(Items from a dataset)

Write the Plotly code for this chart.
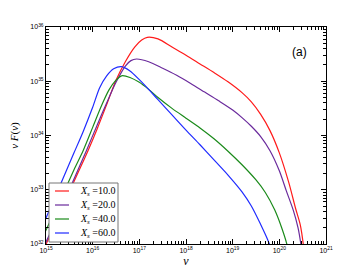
import plotly.graph_objects as go

# Values (log10 of nu, log10 of nu*F(nu))
labels = ["10.0", "20.0", "40.0", "60.0"]
colors = ["#ff1a1a", "#6a2a9c", "#1a8a1a", "#1f2bff"]

lognu_10 = [14.98, 15.3, 15.6, 15.9, 16.1, 16.3, 16.5, 16.7, 16.9, 17.05, 17.17, 17.4, 17.7, 18.0, 18.3, 18.6, 18.9, 19.2, 19.4, 19.6, 19.8, 20.0, 20.2, 20.35, 20.45, 20.52, 20.56]
logf_10 = [31.96, 32.55, 33.15, 33.72, 34.13, 34.57, 35.02, 35.36, 35.63, 35.76, 35.81, 35.78, 35.63, 35.48, 35.32, 35.16, 34.99, 34.79, 34.62, 34.39, 34.09, 33.68, 33.14, 32.65, 32.35, 31.95, 31.6]

lognu_20 = [14.98, 15.3, 15.6, 15.87, 16.1, 16.3, 16.5, 16.7, 16.82, 16.94, 17.2, 17.5, 17.8, 18.1, 18.4, 18.7, 19.0, 19.2, 19.4, 19.6, 19.8, 20.0, 20.15, 20.3, 20.4, 20.47, 20.52]
logf_20 = [32.0, 32.6, 33.2, 33.73, 34.2, 34.6, 34.98, 35.28, 35.38, 35.41, 35.36, 35.24, 35.11, 34.96, 34.8, 34.64, 34.47, 34.33, 34.17, 33.98, 33.72, 33.35, 32.98, 32.62, 32.3, 31.95, 31.6]

lognu_40 = [14.98, 15.3, 15.6, 15.8, 16.0, 16.2, 16.35, 16.5, 16.62, 16.8, 17.0, 17.2, 17.4, 17.7, 18.0, 18.3, 18.6, 18.9, 19.2, 19.5, 19.7, 19.9, 20.05, 20.16, 20.22]
logf_40 = [32.22, 32.8, 33.37, 33.73, 34.15, 34.57, 34.84, 35.02, 35.1, 35.07, 34.98, 34.85, 34.7, 34.5, 34.32, 34.14, 33.94, 33.71, 33.46, 33.18, 32.95, 32.63, 32.3, 32.0, 31.75]

lognu_60 = [14.98, 15.3, 15.6, 15.8, 16.0, 16.15, 16.3, 16.45, 16.62, 16.8, 17.0, 17.2, 17.4, 17.7, 18.0, 18.3, 18.6, 18.9, 19.2, 19.4, 19.6, 19.75, 19.85]
logf_60 = [32.44, 33.08, 33.68, 34.08, 34.52, 34.88, 35.1, 35.23, 35.27, 35.19, 35.03, 34.85, 34.66, 34.38, 34.1, 33.83, 33.55, 33.27, 32.96, 32.7, 32.36, 32.08, 31.85]

x_exps = [15, 16, 17, 18, 19, 20, 21]
y_exps = [32, 33, 34, 35, 36]

series = [(lognu_10, logf_10), (lognu_20, logf_20), (lognu_40, logf_40), (lognu_60, logf_60)]

fig = go.Figure()
for (ln, lf), lab, col in zip(series, labels, colors):
    fig.add_trace(go.Scatter(
        x=[10.0 ** v for v in ln], y=[10.0 ** v for v in lf],
        mode="lines", line=dict(color=col, width=1.2, shape="spline", smoothing=0.8),
        name="<i>X</i><sub><i>s</i></sub> =" + lab, showlegend=False,
    ))

minor_x = [m * 10.0 ** e for e in x_exps[:-1] for m in range(2, 10)]
minor_y = [m * 10.0 ** e for e in y_exps[:-1] for m in range(2, 10)]

axis_common = dict(
    type="log", showgrid=False, zeroline=False, showline=True, linecolor="black",
    linewidth=1, mirror="allticks", ticks="inside", ticklen=5, tickwidth=1,
    tickcolor="black", automargin=False,
    tickfont=dict(family="Liberation Sans, Arial", size=7, color="black"),
)

fig.update_xaxes(
    **axis_common, range=[15, 21], tickmode="array",
    tickvals=[10.0 ** e for e in x_exps], ticktext=["10<sup>%d</sup>" % e for e in x_exps],
    minor=dict(ticks="inside", ticklen=3, tickcolor="black", tickmode="array", tickvals=minor_x),
    title=dict(text="<i>ν</i>", font=dict(family="Liberation Serif", size=12, color="black"), standoff=0),
)
fig.update_yaxes(
    **axis_common, range=[32, 36], tickmode="array",
    tickvals=[10.0 ** e for e in y_exps], ticktext=["10<sup>%d</sup>" % e for e in y_exps],
    minor=dict(ticks="inside", ticklen=3, tickcolor="black", tickmode="array", tickvals=minor_y),
    title=dict(text="<i>ν F</i>(<i>ν</i>)", font=dict(family="Liberation Serif", size=11, color="black"), standoff=9),
)

fig.add_annotation(x=0.94, y=0.885, xref="paper", yref="paper", text="(a)", showarrow=False,
                   xanchor="right", yanchor="middle",
                   font=dict(family="Liberation Sans, Arial", size=12, color="black"))

# Legend box drawn in paper coordinates (plot area: 46..326 px wide, 27..244 px tall)
def px_x(p):
    return (p - 46) / 280.0

def px_y(p):
    return (244 - p) / 217.0

fig.add_shape(type="rect", xref="paper", yref="paper",
              x0=px_x(49), x1=px_x(118), y0=px_y(242), y1=px_y(183),
              line=dict(color="#777777", width=1), fillcolor="white", layer="above")
row_y = [191, 205, 219, 233]
for ry, lab, col in zip(row_y, labels, colors):
    fig.add_shape(type="line", xref="paper", yref="paper",
                  x0=px_x(55), x1=px_x(69), y0=px_y(ry), y1=px_y(ry),
                  line=dict(color=col, width=1.2), layer="above")
    fig.add_annotation(x=px_x(78), y=px_y(ry), xref="paper", yref="paper",
                       text="<i>X</i><sub><i>s</i></sub> =" + lab, showarrow=False,
                       xanchor="left", yanchor="middle",
                       font=dict(family="Liberation Serif", size=10, color="black"))

fig.update_layout(
    width=363, height=273, margin=dict(l=46, r=37, t=27, b=29),
    paper_bgcolor="white", plot_bgcolor="white",
    showlegend=False,
)

fig.write_html("out.html", config={"displayModeBar": False},
               post_script="document.body.style.margin='0px';")
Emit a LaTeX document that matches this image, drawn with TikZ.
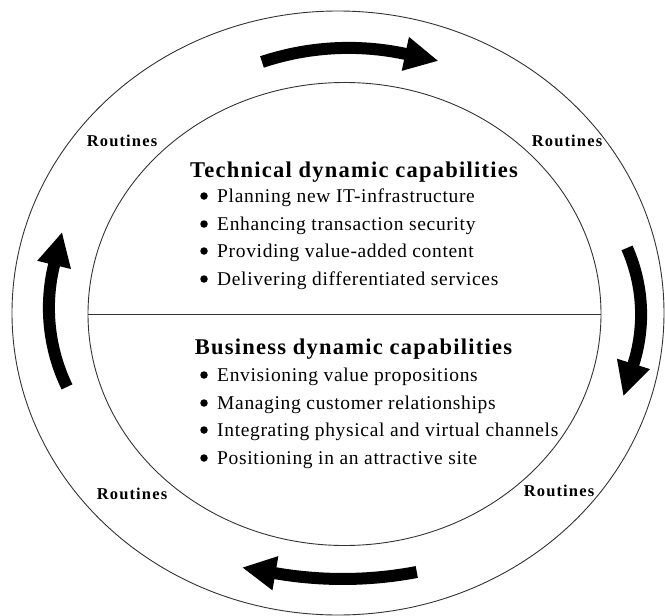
\documentclass[tikz,border=0pt]{standalone}
\usepackage{fontspec}
\setmainfont{Liberation Serif}
\usetikzlibrary{arrows.meta,shapes.geometric,calc}
\begin{document}
\begin{tikzpicture}[x=1pt,y=-1pt,
  ring/.style={ellipse, draw=black!80, line width=0.9pt, inner sep=0pt},
  flow/.style={line width=12pt, -{Triangle[width=32pt,length=34pt]}},
  routine/.style={font=\fontsize{16.5}{16.5}\selectfont\bfseries\addfontfeatures{LetterSpace=7}, anchor=base},
  heading/.style={font=\fontsize{22.5}{22.5}\selectfont\bfseries\addfontfeatures{LetterSpace=5.5}, anchor=base},
  item/.style={font=\fontsize{19.5}{19.5}\selectfont\addfontfeatures{LetterSpace=3.4}, anchor=base west, inner sep=0pt},
  dot/.style={circle, fill=black, inner sep=0pt, minimum size=7.5pt}]
\useasboundingbox (0,0) rectangle (665,616);

% outer ring of routines and inner disc of capabilities
\node[ring, minimum width=652pt, minimum height=604pt] (outer) at (338,313) {};
\node[ring, minimum width=513pt, minimum height=463pt] (inner) at (344.5,314) {};
\draw[black!80, line width=0.9pt] (inner.west) -- (inner.east);

% circulating arrows: a circular shaft from the tail to the head base,
% then a straight stretch along the end tangent that carries the head
\newcommand\flowarc[5]{% #1 name, #2 centre, #3 radius, #4 tail angle, #5 base angle
  \path (#2) ++(#4:#3) coordinate (#1a);
  \path (#2) ++(#5:#3) coordinate (#1b);
  \draw[flow] (#1a) arc[start angle=#4, end angle=#5, radius=#3]
    -- ($(#1b)!34pt!90:(#2)$);}
\coordinate (cT) at (348.5,321.3);
\coordinate (cR) at (476.8,314.5);
\coordinate (cB) at (342.7,183.6);
\coordinate (cL) at (230.4,307.9);
\flowarc{t}{cT}{273.4}{-108.45}{-78}
\flowarc{r}{cR}{164.3}{-23.9}{17.5}
\flowarc{b}{cB}{395.4}{79.2}{99.8}
\flowarc{l}{cL}{181.5}{154.2}{193.7}

% routine labels
\node[routine] (r1) at (122,146) {Routines};
\node[routine] (r2) at (567,146) {Routines};
\node[routine] (r3) at (132,499) {Routines};
\node[routine] (r4) at (559,496) {Routines};

% technical capabilities
\node[heading] (tech) at (354,177) {Technical dynamic capabilities};
\foreach \i/\y/\t in {1/202/Planning new IT-infrastructure,
                      2/230/Enhancing transaction security,
                      3/257/Providing value-added content,
                      4/285/Delivering differentiated services}{
  \node[dot] (td\i) at (204,\y-6) {};
  \node[item] (ti\i) at (217,\y) {\t};
}

% business capabilities
\node[heading] (bus) at (353.5,354) {Business dynamic capabilities};
\foreach \i/\y/\t in {1/381/Envisioning value propositions,
                      2/409/Managing customer relationships,
                      3/436/Integrating physical and virtual channels,
                      4/464/Positioning in an attractive site}{
  \node[dot] (bd\i) at (204,\y-6) {};
  \node[item] (bi\i) at (217,\y) {\t};
}
\end{tikzpicture}
\end{document}
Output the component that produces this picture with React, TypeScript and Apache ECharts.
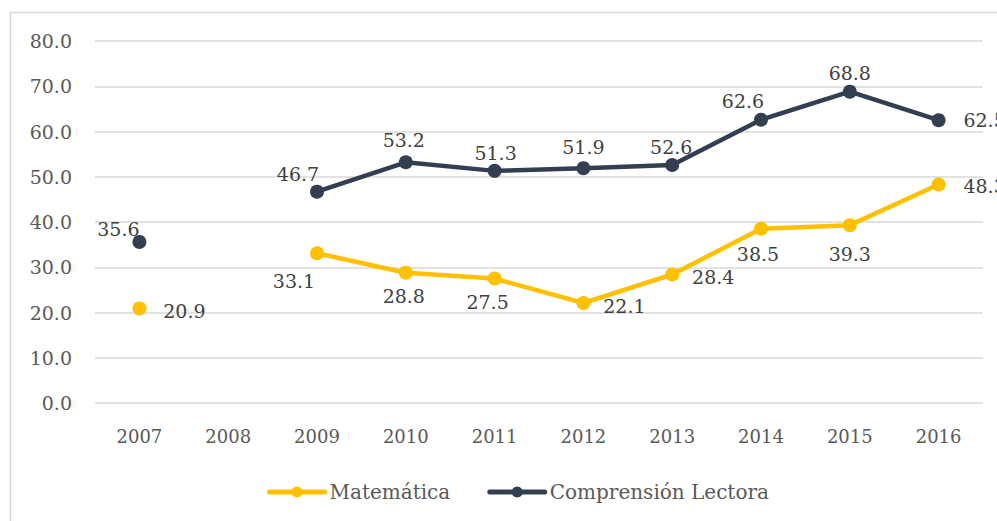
import React, { useEffect, useRef } from "react";
import * as echarts from "echarts";

const years = ["2007", "2008", "2009", "2010", "2011", "2012", "2013", "2014", "2015", "2016"];
const matematica: (number | null)[] = [20.9, null, 33.1, 28.8, 27.5, 22.1, 28.4, 38.5, 39.3, 48.3];
const lectora: (number | null)[] = [35.6, null, 46.7, 53.2, 51.3, 51.9, 52.6, 62.6, 68.8, 62.5];
const matOffsets: number[][] = [[45, 3], [0, 0], [-23, 28], [-2, 23], [-7, 23], [41, 3], [41, 3], [-3, 25], [0, 29], [46, 2]];
const lecOffsets: number[][] = [[-21, -13], [0, 0], [-19, -18], [-2, -22], [1, -18], [0, -21], [-1, -18], [-18, -19], [0, -19], [46, 0]];

const FONT = "DejaVu Serif";

function build(values: (number | null)[], offsets: number[][]) {
  return values.map((v, i) => ({
    value: v,
    label: { show: v !== null, position: "inside", offset: offsets[i] },
  }));
}

export default function App() {
  const ref = useRef<HTMLDivElement>(null);
  useEffect(() => {
    document.body.style.margin = "0";
    const chart = echarts.init(ref.current!, null, { renderer: "svg" });
    const labelStyle = {
      color: "#404040",
      fontFamily: FONT,
      fontSize: 19,
      formatter: (p: any) => Number(p.value).toFixed(1),
    };
    chart.setOption({
      animation: false,
      backgroundColor: "#ffffff",
      graphic: [
        {
          type: "rect",
          shape: { x: 10.5, y: 12.5, width: 1100, height: 700 },
          style: { fill: "none", stroke: "#d9d9d9", lineWidth: 1.5 },
          silent: true,
        },
      ],
      grid: { left: 95, right: 14, top: 41, bottom: 118, containLabel: false },
      legend: {
        left: 262,
        top: 477,
        itemWidth: 55,
        itemHeight: 14,
        itemGap: 37,
        lineStyle: { width: 5, cap: "round" },
        textStyle: { color: "#595959", fontFamily: FONT, fontSize: 20 },
        data: ["Matemática", "Comprensión Lectora"],
      },
      xAxis: {
        type: "category",
        data: years,
        boundaryGap: true,
        axisLine: { show: false },
        axisTick: { show: false },
        axisLabel: { color: "#595959", fontFamily: FONT, fontSize: 18, margin: 24 },
      },
      yAxis: {
        type: "value",
        min: 0,
        max: 80,
        interval: 10,
        axisLine: { show: false },
        axisTick: { show: false },
        axisLabel: {
          color: "#595959",
          fontFamily: FONT,
          fontSize: 19,
          margin: 23,
          formatter: (v: number) => v.toFixed(1),
        },
        splitLine: { lineStyle: { color: "#d9d9d9", width: 1.5 } },
      },
      series: [
        {
          name: "Matemática",
          type: "line",
          data: build(matematica, matOffsets),
          connectNulls: false,
          symbol: "circle",
          symbolSize: 14,
          lineStyle: { color: "#FFC000", width: 4.5 },
          itemStyle: { color: "#FFC000" },
          label: labelStyle,
        },
        {
          name: "Comprensión Lectora",
          type: "line",
          data: build(lectora, lecOffsets),
          connectNulls: false,
          symbol: "circle",
          symbolSize: 14,
          lineStyle: { color: "#333F50", width: 4.5 },
          itemStyle: { color: "#333F50" },
          label: labelStyle,
        },
      ],
    });
    return () => chart.dispose();
  }, []);
  return (
    <div
      ref={ref}
      style={{ position: "fixed", left: 0, top: 0, width: 997, height: 521 }}
    />
  );
}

### THE EXERCISE
Scan the material line by line and report each one that contains "this".

### EXERCISE OUTPUT
Write the Plotly code for this chart.
Emit a LaTeX document that matches this image, drawn with TikZ.
Output the component that produces this picture with React, TypeScript and Apache ECharts.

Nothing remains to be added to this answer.